Cette répartition inégale a des conséquences directes sur l’accès des femmes au marché du travail. Malgré un taux de diplômées de 70 % parmi les étudiants, les femmes sont plus nombreuses à être au chômage que les hommes. Florence Basty souligne que cet écart s’explique en grande partie par la charge mentale et domestique qui pèse sur elles. « Lorsque vient le choix entre leur carrière et les responsabilités familiales, beaucoup de femmes se tournent vers la sphère privée faute de soutien dans la répartition des tâches domestiques », explique-t-elle.
Pour aborder cette problématique de manière innovante, ONU Femmes a choisi l’art comme vecteur de changement. Le projet Dare to Care a ainsi lancé une résidence artistique impliquant 27 artistes tunisiens dans trois régions du pays : Tunis, Le Kef et Gabès. L’objectif était de leur offrir un cadre de réflexion sur les normes sociales et les inégalités de genre, en tenant compte du contexte juridique tunisien et des engagements internationaux du pays en matière de droits des femmes.
« Nous avons voulu nous éloigner des conférences classiques et privilégier une approche plus immersive et artistique, afin de toucher un public plus large et notamment les jeunes générations », précise Florence Basty. Les artistes, sélectionnés après un appel à candidatures, ont bénéficié d’une formation juridique dispensée par une experte tunisienne sur les droits des femmes et les conventions internationales, avant de laisser libre cours à leur interprétation artistique.
Florence Basty insiste également sur l’impact progressif de l’art dans l’évolution des mentalités : « Même si une œuvre ne change pas tout, elle peut planter des graines qui, à terme, feront évoluer les comportements et les croyances. » Elle rappelle par ailleurs que la Tunisie dispose d’un cadre légal avancé en matière d’égalité des sexes, notamment grâce à la ratification de la Convention pour l’élimination de toutes les formes de discrimination à l’égard des femmes (CEDAW). Toutefois, elle souligne l’écart entre la loi et son application concrète, encore entravée par les normes sociales et les pressions familiales.

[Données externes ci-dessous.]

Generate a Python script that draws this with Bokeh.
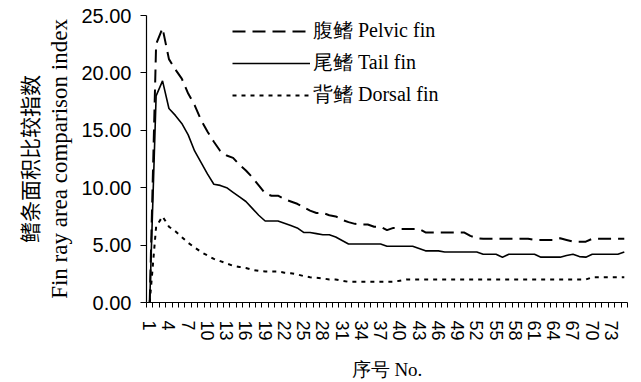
from bokeh.plotting import figure
from bokeh.models import (Range1d, FixedTicker, NumeralTickFormatter, Legend, LegendItem,
                          Title, ColumnDataSource)
from bokeh.embed import file_html
from bokeh.resources import INLINE

# ---- data ----
categories = list(range(1, 76))
pelvic = [0, 22.5, 23.9, 21.2, 20.3, 19.5, 18.2, 17.2, 15.9, 14.9,
          14.0, 13.2, 12.8, 12.6, 12.0, 11.5, 10.9, 10.2, 9.5, 9.3,
          9.3, 9.0, 8.8, 8.6, 8.3, 8.0, 7.8, 7.8, 7.6, 7.5,
          7.2, 7.0, 6.85, 6.8, 6.8, 6.6, 6.6, 6.3, 6.5, 6.4,
          6.4, 6.4, 6.4, 6.1, 6.1, 6.1, 6.1, 6.1, 6.1, 6.1,
          5.8, 5.6, 5.55, 5.55, 5.55, 5.55, 5.55, 5.55, 5.55, 5.55,
          5.45, 5.45, 5.45, 5.45, 5.6, 5.45, 5.3, 5.3, 5.3, 5.55,
          5.55, 5.55, 5.55, 5.55, 5.55]
tail = [0, 18.0, 19.3, 16.9, 16.3, 15.6, 14.6, 13.2, 12.2, 11.2,
        10.3, 10.2, 10.0, 9.6, 9.2, 8.8, 8.2, 7.6, 7.1, 7.1,
        7.1, 6.9, 6.7, 6.5, 6.1, 6.1, 6.0, 5.9, 5.9, 5.7,
        5.4, 5.1, 5.1, 5.1, 5.1, 5.1, 5.1, 4.9, 4.9, 4.9,
        4.9, 4.9, 4.7, 4.5, 4.5, 4.5, 4.4, 4.4, 4.4, 4.4,
        4.4, 4.4, 4.2, 4.2, 4.2, 3.95, 4.2, 4.2, 4.2, 4.2,
        4.2, 3.95, 3.95, 3.95, 3.95, 4.1, 4.2, 4.0, 3.95, 4.2,
        4.2, 4.2, 4.2, 4.2, 4.4]
dorsal = [0, 6.6, 7.5, 6.6, 6.2, 5.7, 5.2, 4.8, 4.4, 4.1,
          3.8, 3.6, 3.4, 3.2, 3.1, 3.0, 2.85, 2.75, 2.7, 2.7,
          2.7, 2.6, 2.55, 2.45, 2.3, 2.2, 2.15, 2.1, 2.0, 2.0,
          1.9, 1.8, 1.8, 1.8, 1.8, 1.8, 1.8, 1.8, 1.8, 1.9,
          2.0, 2.0, 2.0, 2.0, 2.0, 2.0, 2.0, 2.0, 2.0, 2.0,
          2.0, 2.0, 2.0, 2.0, 2.0, 2.0, 2.0, 2.0, 2.0, 2.0,
          2.0, 2.0, 2.0, 2.0, 2.0, 2.0, 2.0, 2.0, 2.0, 2.2,
          2.2, 2.2, 2.2, 2.2, 2.2]
x_tick_labels = [1, 4, 7, 10, 13, 16, 19, 22, 25, 28, 31, 34, 37, 40, 43, 46,
                 49, 52, 55, 58, 61, 64, 67, 70, 73]
y_ticks = [0, 5, 10, 15, 20, 25]
series_names = ["腹鳍 Pelvic fin", "尾鳍 Tail fin", "背鳍 Dorsal fin"]
y_title_cn = "鳍条面积比较指数"
y_title_en = "Fin ray area comparison index"
x_title = "序号 No."

p = figure(frame_width=481, frame_height=287,
           min_border_left=146, min_border_top=15, min_border_right=14, min_border_bottom=80,
           output_backend="svg", toolbar_location=None,
           x_range=Range1d(0.5, len(categories) + 0.5), y_range=Range1d(0, 25))
p.outline_line_color = None
p.xgrid.visible = False
p.ygrid.visible = False
p.background_fill_color = "white"

src = ColumnDataSource(dict(x=categories, pelvic=pelvic, tail=tail, dorsal=dorsal))
r1 = p.line("x", "pelvic", source=src, line_color="black", line_width=2, line_dash="13 7")
r2 = p.line("x", "tail", source=src, line_color="black", line_width=1.6)
r3 = p.line("x", "dorsal", source=src, line_color="black", line_width=2, line_dash="4 5")

# x axis
xa = p.xaxis[0]
xa.ticker = FixedTicker(ticks=x_tick_labels,
                        minor_ticks=[c - 0.5 for c in categories] + [categories[-1] + 0.5])
xa.major_tick_out = 0
xa.major_tick_in = 0
xa.minor_tick_out = 5
xa.minor_tick_in = 0
xa.minor_tick_line_color = "black"
xa.axis_line_color = "black"
xa.axis_line_width = 1.2
xa.major_label_orientation = "vertical"
xa.major_label_standoff = 13
xa.major_label_text_font = "Liberation Sans"
xa.major_label_text_font_size = "18px"
xa.major_label_text_color = "black"
xa.axis_label = x_title
xa.axis_label_standoff = 15
xa.axis_label_text_font = "Liberation Serif"
xa.axis_label_text_font_style = "normal"
xa.axis_label_text_font_size = "19px"
xa.axis_label_text_color = "black"

# y axis
ya = p.yaxis[0]
ya.ticker = FixedTicker(ticks=y_ticks)
ya.formatter = NumeralTickFormatter(format="0.00")
ya.major_tick_out = 6
ya.major_tick_in = 0
ya.minor_tick_line_color = None
ya.axis_line_color = "black"
ya.axis_line_width = 1.2
ya.major_label_standoff = 9
ya.major_label_text_font = "Liberation Sans"
ya.major_label_text_font_size = "20px"
ya.major_label_text_color = "black"
ya.axis_label = y_title_en
ya.axis_label_standoff = 6
ya.axis_label_text_font = "Liberation Serif"
ya.axis_label_text_font_style = "normal"
ya.axis_label_text_font_size = "23px"
ya.axis_label_text_color = "black"

p.add_layout(Title(text=y_title_cn, align="center", text_font="Noto Sans CJK SC",
                   text_font_size="21px", text_font_style="normal", text_color="black",
                   standoff=2), "left")

legend = Legend(items=[LegendItem(label=series_names[0], renderers=[r1]),
                       LegendItem(label=series_names[1], renderers=[r2]),
                       LegendItem(label=series_names[2], renderers=[r3])],
                location=(86, 194), orientation="vertical",
                glyph_width=78, glyph_height=24, label_height=24, spacing=5,
                label_standoff=3, padding=0, margin=0,
                border_line_color=None, background_fill_alpha=0,
                label_text_font="Liberation Serif", label_text_font_size="20px",
                label_text_color="black")
p.add_layout(legend)

open("out.html", "w").write(file_html(p, INLINE))
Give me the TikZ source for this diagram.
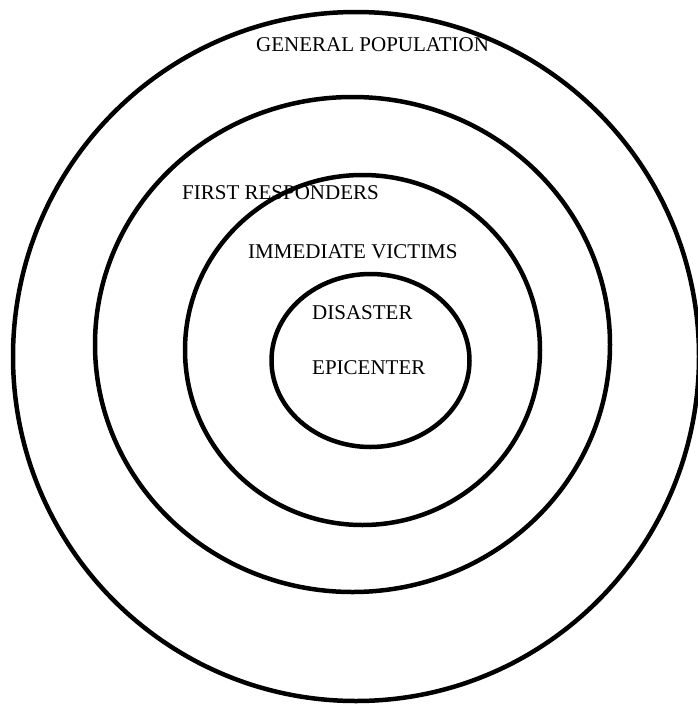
\documentclass[tikz,border=0pt]{standalone}
\usepackage{fontspec}
\setmainfont{Liberation Serif}
\begin{document}
\begin{tikzpicture}[x=1pt,y=-1pt,
  ring/.style={draw=black,line width=4.5pt},
  lbl/.style={anchor=base west,inner sep=0pt,font=\fontsize{21}{25}\selectfont}]
\useasboundingbox (0,0) rectangle (698,705);
\draw[ring] (356,356.5) ellipse [x radius=343pt,y radius=344.5pt];
\draw[ring] (352.5,344.5) ellipse [x radius=257.5pt,y radius=247.5pt];
\draw[ring] (362.5,350) ellipse [x radius=177.5pt,y radius=175pt];
\draw[ring] (370.5,360.5) ellipse [x radius=99pt,y radius=86.5pt];
\node[lbl] (gp) at (256,51) {GENERAL POPULATION};
\node[lbl] (fr) at (182,199) {FIRST RESPONDERS};
\node[lbl] (iv) at (248,258) {IMMEDIATE VICTIMS};
\node[lbl] (ds) at (312,319) {DISASTER};
\node[lbl] (ep) at (312,374) {EPICENTER};
\end{tikzpicture}
\end{document}
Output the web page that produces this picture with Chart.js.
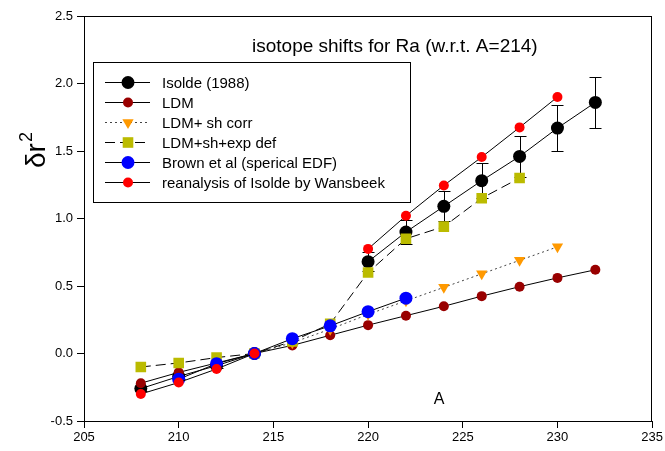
<!DOCTYPE html>
<html>
<head>
<meta charset="utf-8">
<script src="https://cdn.jsdelivr.net/npm/chart.js@4"></script>
<style>
  html, body { margin: 0; padding: 0; background: #fff; }
  #wrap { width: 665px; height: 451px; }
</style>
</head>
<body>
<div id="wrap"><canvas id="isoChart" width="665" height="451"></canvas></div>
<script>
// mass numbers (A)
const massNumbers = [208, 210, 212, 214, 216, 218, 220, 222, 224, 226, 228, 230, 232];

const isolde      = [-0.26, -0.17, -0.09, 0, null, null, 0.68, 0.90, 1.09, 1.28, 1.46, 1.67, 1.86];
const isoldeErr   = [0.02, 0.02, 0.02, 0, null, null, 0.07, 0.09, 0.11, 0.13, 0.15, 0.17, 0.19];
const ldm         = [-0.22, -0.14, -0.07, 0, 0.06, 0.135, 0.21, 0.28, 0.35, 0.425, 0.495, 0.56, 0.62];
const ldmShCorr   = [null, null, null, 0, 0.08, 0.18, 0.29, 0.39, 0.49, 0.59, 0.69, 0.79, null];
const ldmShExpDef = [-0.10, -0.07, -0.03, 0, 0.09, 0.22, 0.60, 0.85, 0.94, 1.15, 1.30, null, null];
const brown       = [null, -0.19, -0.075, 0, 0.11, 0.205, 0.31, 0.41, null, null, null, null, null];
const wansbeek    = [-0.30, -0.215, -0.115, 0, null, null, 0.775, 1.02, 1.245, 1.455, 1.675, 1.90, null];

const xTicks = [205, 210, 215, 220, 225, 230, 235];
const yTicks = [-0.5, 0.0, 0.5, 1.0, 1.5, 2.0, 2.5];

const seriesNames = [
    'Isolde (1988)',
    'LDM',
    'LDM+ sh corr',
    'LDM+sh+exp def',
    'Brown et al (sperical EDF)',
    'reanalysis of Isolde by Wansbeek'
];

function pts(vals) {
    return massNumbers.map((a, i) => ({ x: a, y: vals[i] }));
}

function drawMarker(ctx, style, r, rot, x, y, color) {
    ctx.save();
    ctx.fillStyle = color;
    ctx.beginPath();
    if (style === 'rect') {
        const s = Math.SQRT1_2 * r;
        ctx.rect(x - s, y - s, 2 * s, 2 * s);
    } else if (style === 'triangle') {
        const sign = rot === 180 ? -1 : 1;
        for (let k = 0; k < 3; k++) {
            const ang = -Math.PI / 2 + k * 2 * Math.PI / 3;
            const px = x + r * Math.cos(ang);
            const py = y + sign * r * Math.sin(ang);
            if (k === 0) ctx.moveTo(px, py); else ctx.lineTo(px, py);
        }
        ctx.closePath();
    } else {
        ctx.arc(x, y, r, 0, Math.PI * 2);
    }
    ctx.fill();
    ctx.restore();
}

const errorBars = {
    id: 'errorBars',
    beforeDatasetsDraw(chart) {
        const ctx = chart.ctx;
        const xs = chart.scales.x, ys = chart.scales.y;
        ctx.save();
        ctx.strokeStyle = '#000';
        ctx.lineWidth = 1;
        isolde.forEach((v, i) => {
            const e = isoldeErr[i];
            if (v === null || !e) return;
            const x = Math.round(xs.getPixelForValue(massNumbers[i])) + 0.5;
            const yt = Math.round(ys.getPixelForValue(v + e)) + 0.5;
            const yb = Math.round(ys.getPixelForValue(v - e)) + 0.5;
            ctx.beginPath();
            ctx.moveTo(x, yt); ctx.lineTo(x, yb);
            ctx.moveTo(x - 6, yt); ctx.lineTo(x + 6, yt);
            ctx.moveTo(x - 6, yb); ctx.lineTo(x + 6, yb);
            ctx.stroke();
        });
        ctx.restore();
    }
};

const decorations = {
    id: 'decorations',
    afterDraw(chart) {
        const ctx = chart.ctx;
        const a = chart.chartArea;
        ctx.save();
        // frame
        ctx.strokeStyle = '#000';
        ctx.lineWidth = 1;
        ctx.strokeRect(Math.round(a.left) + 0.5, Math.round(a.top) + 0.5,
                       Math.round(a.right - a.left) - 1, Math.round(a.bottom - a.top));

        ctx.fillStyle = '#000';
        // title inside the plot
        ctx.font = '19px "Liberation Sans", Arial, sans-serif';
        ctx.textBaseline = 'middle';
        ctx.textAlign = 'left';
        ctx.fillText('isotope shifts for Ra (w.r.t. A=214)', 252, 47);

        // x axis label
        ctx.font = '16px "Liberation Sans", Arial, sans-serif';
        ctx.textAlign = 'center';
        ctx.fillText('A', 439, 400);

        // y axis label
        ctx.save();
        ctx.translate(45, 168);
        ctx.rotate(-Math.PI / 2);
        ctx.textAlign = 'left';
        ctx.textBaseline = 'alphabetic';
        ctx.font = '28px "Liberation Sans", Arial, sans-serif';
        ctx.fillText('\u03B4r', 0, 0);
        const w = ctx.measureText('\u03B4r').width;
        ctx.font = '18px "Liberation Sans", Arial, sans-serif';
        ctx.fillText('2', w + 1, -13);
        ctx.restore();

        // legend box
        ctx.fillStyle = '#fff';
        ctx.fillRect(93.5, 62.5, 317, 140);
        ctx.strokeRect(93.5, 62.5, 317, 140);
        ctx.font = '15px "Liberation Sans", Arial, sans-serif';
        ctx.textAlign = 'left';
        ctx.textBaseline = 'middle';
        chart.data.datasets.forEach((ds, i) => {
            const y = 82.5 + i * 20;
            ctx.save();
            ctx.strokeStyle = ds.borderColor;
            ctx.lineWidth = 1;
            ctx.setLineDash(ds.borderDash || []);
            ctx.beginPath();
            ctx.moveTo(105, y); ctx.lineTo(150, y);
            ctx.stroke();
            ctx.restore();
            drawMarker(ctx, ds.pointStyle, ds.pointRadius, ds.pointRotation || 0, 128, y, ds.pointBackgroundColor);
            ctx.fillStyle = '#000';
            ctx.fillText(ds.label, 162, y + 1);
        });
        ctx.restore();
    }
};

function series(label, vals, color, style, radius, extra) {
    return Object.assign({
        label: label,
        data: pts(vals),
        borderColor: '#000',
        borderWidth: 1,
        pointStyle: style,
        pointRadius: radius,
        pointHoverRadius: radius,
        pointBackgroundColor: color,
        pointBorderColor: color,
        pointBorderWidth: 0,
        spanGaps: false,
        tension: 0,
        fill: false
    }, extra || {});
}

new Chart(document.getElementById('isoChart').getContext('2d'), {
    type: 'line',
    data: {
        datasets: [
            series(seriesNames[0], isolde, '#000000', 'circle', 6.5, { order: 6 }),
            series(seriesNames[1], ldm, '#990000', 'circle', 5, { order: 5 }),
            series(seriesNames[2], ldmShCorr, '#ff9900', 'triangle', 6.5,
                   { order: 4, pointRotation: 180, borderDash: [2, 3], borderColor: '#444' }),
            series(seriesNames[3], ldmShExpDef, '#bbbb00', 'rect', 7.5,
                   { order: 3, borderDash: [10, 5] }),
            series(seriesNames[4], brown, '#0000ff', 'circle', 6.5, { order: 2 }),
            series(seriesNames[5], wansbeek, '#ff0000', 'circle', 5, { order: 1 })
        ]
    },
    options: {
        responsive: false,
        animation: false,
        events: [],
        layout: { padding: { left: 0, top: 16, right: 11, bottom: 0 } },
        plugins: {
            legend: { display: false },
            tooltip: { enabled: false },
            title: { display: false }
        },
        scales: {
            x: {
                type: 'linear',
                min: xTicks[0],
                max: xTicks[xTicks.length - 1],
                afterBuildTicks: s => { s.ticks = xTicks.map(v => ({ value: v })); },
                afterFit: s => { s.height = 30; },
                grid: { display: true, drawOnChartArea: false, drawTicks: true, tickLength: 7, color: '#000' },
                border: { display: true, color: '#000' },
                ticks: {
                    color: '#000',
                    padding: 2,
                    maxRotation: 0,
                    font: { family: '"Liberation Sans", Arial, sans-serif', size: 13 }
                }
            },
            y: {
                type: 'linear',
                min: yTicks[0],
                max: yTicks[yTicks.length - 1],
                afterBuildTicks: s => { s.ticks = yTicks.map(v => ({ value: v })); },
                afterFit: s => { s.width = 84; },
                grid: { display: true, drawOnChartArea: false, drawTicks: true, tickLength: 7, color: '#000' },
                border: { display: true, color: '#000' },
                ticks: {
                    color: '#000',
                    padding: 4,
                    callback: v => Number(v).toFixed(1),
                    font: { family: '"Liberation Sans", Arial, sans-serif', size: 13 }
                }
            }
        }
    },
    plugins: [errorBars, decorations]
});
</script>
</body>
</html>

Impliquer les jeunes pour changer les mentalités
Boutheina Hammami, coordinatrice du projet Dare to Care au sein d’ONU Femmes Tunisie, a mis en avant l’importance d’impliquer les jeunes dans le changement des mentalités sur l’égalité des sexes. Elle s’appuie sur une étude réalisée par ONU Femmes en 2022, qui révèle un paradoxe préoccupant : en Tunisie, les jeunes générations ont tendance à adopter des mentalités plus conservatrices que leurs aînés en matière d’égalité hommes-femmes.
Face à ce constat, ONU Femmes a décidé d’orienter son action vers la sensibilisation des jeunes, en misant sur l’art comme outil de transformation sociale. Boutheina Hammami souligne que l’objectif des résidences artistiques de Dare to Care est de permettre aux jeunes créateurs de produire des œuvres qui interrogent et suscitent la curiosité de leur génération sur les enjeux des stéréotypes de genre et du travail invisible non rémunéré.
« L’art constitue un puissant levier de changement car il touche un public large, au-delà des cercles militants ou académiques. En donnant aux jeunes artistes l’opportunité d’exprimer leur vision à travers diverses formes artistiques – installations, hip-hop, arts visuels –, le projet vise à provoquer une prise de conscience et à enclencher un dialogue au sein de la société tunisienne », explique-t-elle.
Un travail de soin non rémunéré qui pèse lourd sur les femmes
Une étude réalisée par Oxfam en Tunisie en partenariat avec AFTURD en 2021 apporte des chiffres édifiants sur la répartition inégale du travail de soin non rémunéré. Selon cette étude, les femmes tunisiennes consacrent entre 8 et 12 heures par jour à ces tâches, indépendamment de leur âge, de leur situation familiale, économique ou de leur lieu de résidence. En comparaison, les hommes y consacrent en moyenne seulement 45 minutes par jour.
En d’autres termes, les femmes passent entre 33 % et 50 % de leur budget-temps quotidien à des tâches domestiques et de soin, contre seulement 3 % pour les hommes. L’étude estime que la valeur du travail domestique des femmes représente 47,4 % du PIB tunisien. Selon les résultats de l’étude budget-temps en Tunisie (2005/2010), publiée par le Ministère de la Famille, de la Femme, de l’Enfance et des Personnes Âgées, la valeur de ce travail non rémunéré est estimée à 23,8 milliards de dinars tunisiens.
Ces chiffres soulignent l’urgence de rééquilibrer la répartition des tâches domestiques et de soin, un enjeu central pour l’égalité des sexes en Tunisie. Avec le projet Dare to Care, ONU Femmes espère encourager une réflexion collective sur cette problématique, en utilisant l’art et la culture comme leviers essentiels du changement. « L’objectif n’est pas que les femmes prennent le pouvoir sur les hommes, mais de rééquilibrer une situation profondément inégale », conclut Florence Basty, convaincue que l’art et la culture peuvent jouer un rôle clé dans cette transformation sociale.